## What is being asked
Copy every line that contains the string "with" from the entries below.

## Data excerpts
⁂

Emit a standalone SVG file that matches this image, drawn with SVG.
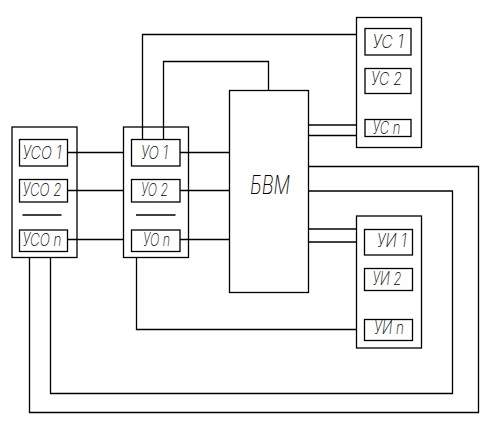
<svg xmlns="http://www.w3.org/2000/svg" width="502" height="429" viewBox="0 0 502 429">
<style>
rect{fill:none;stroke:#000;stroke-width:1.3}
line,polyline{fill:none;stroke:#000;stroke-width:1.3}
text{font-family:Inter,"Roboto","DejaVu Sans",sans-serif;font-weight:200;font-style:italic;font-size:18px;fill:#000}
.big{font-size:25px}
</style>
<rect width="502" height="429" style="fill:#fff;stroke:none"/>
<g id="connectors">
<line x1="67" y1="152.5" x2="123.5" y2="152.5"/>
<line x1="67" y1="190.5" x2="123.5" y2="190.5"/>
<line x1="67" y1="239.5" x2="123.5" y2="239.5"/>
<line x1="180" y1="152.5" x2="229.5" y2="152.5"/>
<line x1="180" y1="190.5" x2="229.5" y2="190.5"/>
<line x1="180" y1="239.5" x2="229.5" y2="239.5"/>
<polyline points="142.5,139 142.5,34.5 356.5,34.5"/>
<polyline points="163.5,139 163.5,61.5 268.5,61.5 268.5,90.5"/>
<line x1="308.5" y1="125" x2="356.5" y2="125"/>
<line x1="308.5" y1="135.5" x2="356.5" y2="135.5"/>
<line x1="308.5" y1="229" x2="356.5" y2="229"/>
<line x1="308.5" y1="242" x2="356.5" y2="242"/>
<polyline points="308.5,166.5 478.5,166.5 478.5,412.5 29.5,412.5 29.5,257.5"/>
<polyline points="308.5,191 452.5,191 452.5,393.5 50.5,393.5 50.5,257.5"/>
<polyline points="136.5,257.5 136.5,329.5 356.5,329.5"/>
</g>
<g id="uso">
<rect x="12" y="127" width="65" height="130.5"/>
<rect x="19.5" y="139.5" width="48" height="26.5"/>
<text x="22.5" y="158.5" textLength="39" lengthAdjust="spacingAndGlyphs">УСО 1</text>
<rect x="19.5" y="179.5" width="48" height="22.5"/>
<text x="22.5" y="196" textLength="39" lengthAdjust="spacingAndGlyphs">УСО 2</text>
<line x1="22.5" y1="215" x2="61.5" y2="215"/>
<rect x="19.5" y="230" width="48" height="21.5"/>
<text x="22.5" y="246" textLength="39" lengthAdjust="spacingAndGlyphs">УСО n</text>
</g>
<g id="uo">
<rect x="123.5" y="127" width="65" height="130.5"/>
<rect x="131.5" y="139.5" width="48.5" height="26.5"/>
<text x="141" y="158.5" textLength="27" lengthAdjust="spacingAndGlyphs">УО 1</text>
<rect x="131.5" y="179.5" width="48.5" height="22.5"/>
<text x="141" y="196" textLength="27" lengthAdjust="spacingAndGlyphs">УО 2</text>
<line x1="136" y1="215" x2="175.5" y2="215"/>
<rect x="131.5" y="230" width="48.5" height="21.5"/>
<text x="143" y="246" textLength="27" lengthAdjust="spacingAndGlyphs">УО n</text>
</g>
<g id="bvm">
<rect x="229.5" y="90.5" width="79" height="202"/>
<text class="big" x="250" y="193.5" textLength="40" lengthAdjust="spacingAndGlyphs">БВМ</text>
</g>
<g id="us">
<rect x="356.5" y="17.5" width="65" height="130"/>
<rect x="365" y="28.5" width="46" height="26.5"/>
<text x="372.5" y="47.5" textLength="31" lengthAdjust="spacingAndGlyphs">УС 1</text>
<rect x="365" y="68.5" width="46" height="25"/>
<text x="371" y="85" textLength="31" lengthAdjust="spacingAndGlyphs">УС 2</text>
<rect x="365" y="119.5" width="46" height="17"/>
<text x="372.5" y="134" textLength="28" lengthAdjust="spacingAndGlyphs">УС n</text>
</g>
<g id="ui">
<rect x="356.5" y="216" width="65" height="132"/>
<rect x="364.5" y="229.5" width="48" height="25.5"/>
<text x="377" y="246.5" textLength="29.5" lengthAdjust="spacingAndGlyphs">УИ 1</text>
<rect x="364.5" y="268.5" width="48" height="22"/>
<text x="372.5" y="285" textLength="29" lengthAdjust="spacingAndGlyphs">УИ 2</text>
<rect x="364.5" y="319.5" width="48" height="21"/>
<text x="374" y="333.5" textLength="30" lengthAdjust="spacingAndGlyphs">УИ n</text>
</g>
</svg>
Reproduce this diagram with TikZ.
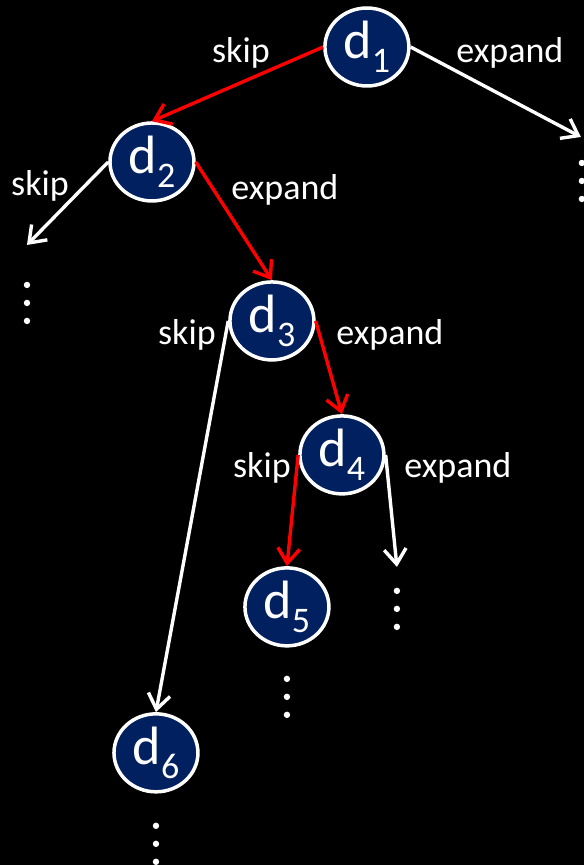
\documentclass[tikz,border=0pt]{standalone}
\usepackage{fontspec}
\setmainfont{Carlito}
\usetikzlibrary{shapes.geometric,arrows.meta}
\definecolor{navy}{HTML}{002060}
\newcommand{\dlab}[1]{d\raisebox{-0.26em}{\fontsize{36}{36}\selectfont #1}}
\begin{document}
\begin{tikzpicture}[x=1pt,y=-1pt,
  doc/.style={ellipse, draw=white, line width=3.5pt, fill=navy, text=white,
    minimum width=84pt, minimum height=78pt, inner sep=0pt,
    font=\fontsize{54}{54}\selectfont},
  lab/.style={text=white, anchor=base, font=\fontsize{36}{36}\selectfont},
  edge/.style={line width=3.4pt, -{Straight Barb[length=15pt,width=22pt]}}]
\fill[black] (0,0) rectangle (584,865);
\node[doc] (d1) at (367,47) {\dlab{1}};
\node[doc] (d2) at (152,162) {\dlab{2}};
\node[doc] (d3) at (272,321) {\dlab{3}};
\node[doc] (d4) at (342,455) {\dlab{4}};
\node[doc] (d5) at (287,607) {\dlab{5}};
\node[doc] (d6) at (156,753) {\dlab{6}};
\coordinate (e1) at (581,137);
\coordinate (s2) at (27,245);
\coordinate (e4) at (397,567);
% path that was followed
\draw[edge,red] (d1.west) -- (d2.north);
\draw[edge,red] (d2.east) -- (d3.north);
\draw[edge,red] (d3.east) -- (d4.north);
\draw[edge,red] (d4.west) -- (d5.north);
% the other branches
\draw[edge,white] (d1.east) -- (e1);
\draw[edge,white] (d2.west) -- (s2);
\draw[edge,white] (d3.west) -- (d6.north);
\draw[edge,white] (d4.east) -- (e4);
\node[lab] (k1) at (241,63) {skip};
\node[lab] (x1) at (510,63) {expand};
\node[lab] (k2) at (40,196) {skip};
\node[lab] (x2) at (285,200) {expand};
\node[lab] (k3) at (187,345) {skip};
\node[lab] (x3) at (390,345) {expand};
\node[lab] (k4) at (262,478) {skip};
\node[lab] (x4) at (458,478) {expand};
% dots below the open ends
\foreach \x/\y in {582/163, 27/285, 397/591, 287/679, 156/826}
  \foreach \k in {0,1,2}
    \fill[white] (\x,\y+18*\k) circle (3.2pt);
\end{tikzpicture}
\end{document}
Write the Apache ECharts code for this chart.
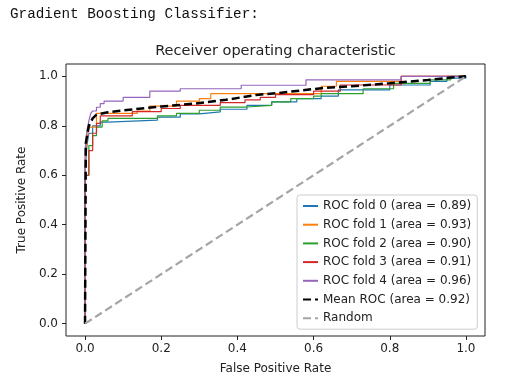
<!DOCTYPE html>
<html>
<head>
<meta charset="utf-8">
<script src="https://cdn.jsdelivr.net/npm/echarts@6/dist/echarts.min.js"></script>
<style>
html,body{margin:0;padding:0;background:#fff;}
#chart{width:515px;height:391px;}
</style>
</head>
<body>
<div id="chart"></div>
<script>
var xTicks = [0, 0.2, 0.4, 0.6, 0.8, 1.0];
var yTicks = [0, 0.2, 0.4, 0.6, 0.8, 1.0];

var foldNames = [
  'ROC fold 0 (area = 0.89)',
  'ROC fold 1 (area = 0.93)',
  'ROC fold 2 (area = 0.90)',
  'ROC fold 3 (area = 0.91)',
  'ROC fold 4 (area = 0.96)'
];
var meanName = 'Mean ROC (area = 0.92)';
var randomName = 'Random';

var fold0 = [[0,0],[0,0.62],[0.005,0.72],[0.01,0.77],[0.02,0.80],[0.04,0.815],[0.06,0.823],[0.19,0.835],[0.25,0.848],[0.30,0.856],[0.355,0.867],[0.425,0.883],[0.49,0.897],[0.556,0.91],[0.62,0.92],[0.665,0.945],[0.80,0.965],[0.906,0.98],[0.95,0.993],[1.0,1.0]];
var fold1 = [[0,0],[0,0.65],[0.005,0.74],[0.01,0.795],[0.03,0.85],[0.137,0.86],[0.17,0.88],[0.24,0.90],[0.30,0.91],[0.33,0.93],[0.62,0.96],[0.66,0.98],[0.83,1.0],[1.0,1.0]];
var fold2 = [[0,0],[0,0.60],[0.01,0.72],[0.02,0.76],[0.03,0.795],[0.045,0.82],[0.06,0.83],[0.19,0.84],[0.24,0.85],[0.30,0.863],[0.355,0.876],[0.425,0.883],[0.49,0.897],[0.54,0.91],[0.60,0.92],[0.62,0.93],[0.73,0.95],[0.81,0.972],[0.906,0.986],[0.96,1.0],[1.0,1.0]];
var fold3 = [[0,0],[0,0.60],[0.01,0.70],[0.02,0.77],[0.03,0.81],[0.04,0.84],[0.124,0.857],[0.20,0.87],[0.25,0.883],[0.355,0.894],[0.42,0.905],[0.46,0.915],[0.50,0.926],[0.60,0.94],[0.67,0.965],[0.83,1.0],[1.0,1.0]];
var fold4 = [[0,0],[0,0.70],[0.005,0.78],[0.01,0.82],[0.015,0.85],[0.02,0.86],[0.03,0.875],[0.04,0.89],[0.05,0.90],[0.10,0.915],[0.17,0.94],[0.25,0.95],[0.41,0.964],[0.58,0.986],[0.83,1.0],[1.0,1.0]];
var meanRoc = [[0,0],[0.002,0.73],[0.01,0.80],[0.02,0.83],[0.03,0.845],[0.06,0.855],[0.11,0.864],[0.20,0.878],[0.29,0.89],[0.37,0.905],[0.41,0.915],[0.45,0.925],[0.51,0.933],[0.62,0.952],[0.70,0.96],[0.80,0.972],[0.90,0.985],[0.96,0.995],[1.0,1.0]];
var randomLine = [[0,0],[1,1]];

var foldColors = ['#1f77b4','#ff7f0e','#2ca02c','#d62728','#9467bd'];
var folds = [fold0, fold1, fold2, fold3, fold4];

var chart = echarts.init(document.getElementById('chart'), null, {renderer:'canvas'});
var FONT = 'DejaVu Sans';

var series = [];
folds.forEach(function(d, i){
  series.push({
    name: foldNames[i], type:'line', data:d, step:'end',
    symbol:'none', showSymbol:false, animation:false,
    lineStyle:{color:foldColors[i], width:1.2},
    itemStyle:{color:foldColors[i]}
  });
});
series.push({
  name: meanName, type:'line', data:meanRoc, symbol:'none', showSymbol:false, animation:false,
  lineStyle:{color:'#000', width:2.5, type:[8,4]}, itemStyle:{color:'#000'}
});
series.push({
  name: randomName, type:'line', data:randomLine, symbol:'none', showSymbol:false, animation:false,
  lineStyle:{color:'#a5a5a5', width:2.2, type:[8,4]}, itemStyle:{color:'#a5a5a5'}
});

var fmt = function(v){ return Number(v).toFixed(1); };

chart.setOption({
  backgroundColor:'#fff',
  animation:false,
  grid:{left:66, right:30, top:64, bottom:55, show:true, borderColor:'#222', borderWidth:1, backgroundColor:'transparent'},
  xAxis:{
    type:'value', min:-0.05, max:1.05,
    name:'False Positive Rate', nameLocation:'middle', nameGap:27,
    nameTextStyle:{fontFamily:FONT, fontSize:12, color:'#222', verticalAlign:'top'},
    axisLine:{show:false, onZero:false},
    axisTick:{show:true, inside:false, length:4, lineStyle:{color:'#222'}, customValues:xTicks},
    axisLabel:{fontFamily:FONT, fontSize:12, color:'#222', margin:7, customValues:xTicks, formatter:fmt},
    splitLine:{show:false}
  },
  yAxis:{
    type:'value', min:-0.05, max:1.05,
    name:'True Positive Rate', nameLocation:'middle', nameGap:38, nameRotate:90,
    nameTextStyle:{fontFamily:FONT, fontSize:12, color:'#222'},
    axisLine:{show:false, onZero:false},
    axisTick:{show:true, inside:false, length:4, lineStyle:{color:'#222'}, customValues:yTicks},
    axisLabel:{fontFamily:FONT, fontSize:12, color:'#222', margin:8, customValues:yTicks, formatter:fmt},
    splitLine:{show:false}
  },
  legend:{
    orient:'vertical', left:297, top:195,
    padding:[5,6,5,5], itemGap:6.7, itemWidth:15, itemHeight:12,
    backgroundColor:'rgba(255,255,255,0.85)', borderColor:'#ccc', borderWidth:1, borderRadius:3,
    textStyle:{fontFamily:FONT, fontSize:12, color:'#222'},
    itemStyle:{opacity:0},
    data: foldNames.concat([meanName, randomName])
  },
  graphic:[
    {type:'text', left:10, top:7, style:{text:'Gradient Boosting Classifier:', font:'14.3px "Liberation Mono", monospace', fill:'#111'}},
    {type:'text', x:275.5, y:51, style:{text:'Receiver operating characteristic', font:'14.5px "DejaVu Sans"', fill:'#222', textAlign:'center', textVerticalAlign:'middle'}}
  ],
  series:series
});
</script>
</body>
</html>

⁂

## Written answer
Emit a standalone SVG file that matches this image, drawn with SVG.
Reproduce this diagram with TikZ.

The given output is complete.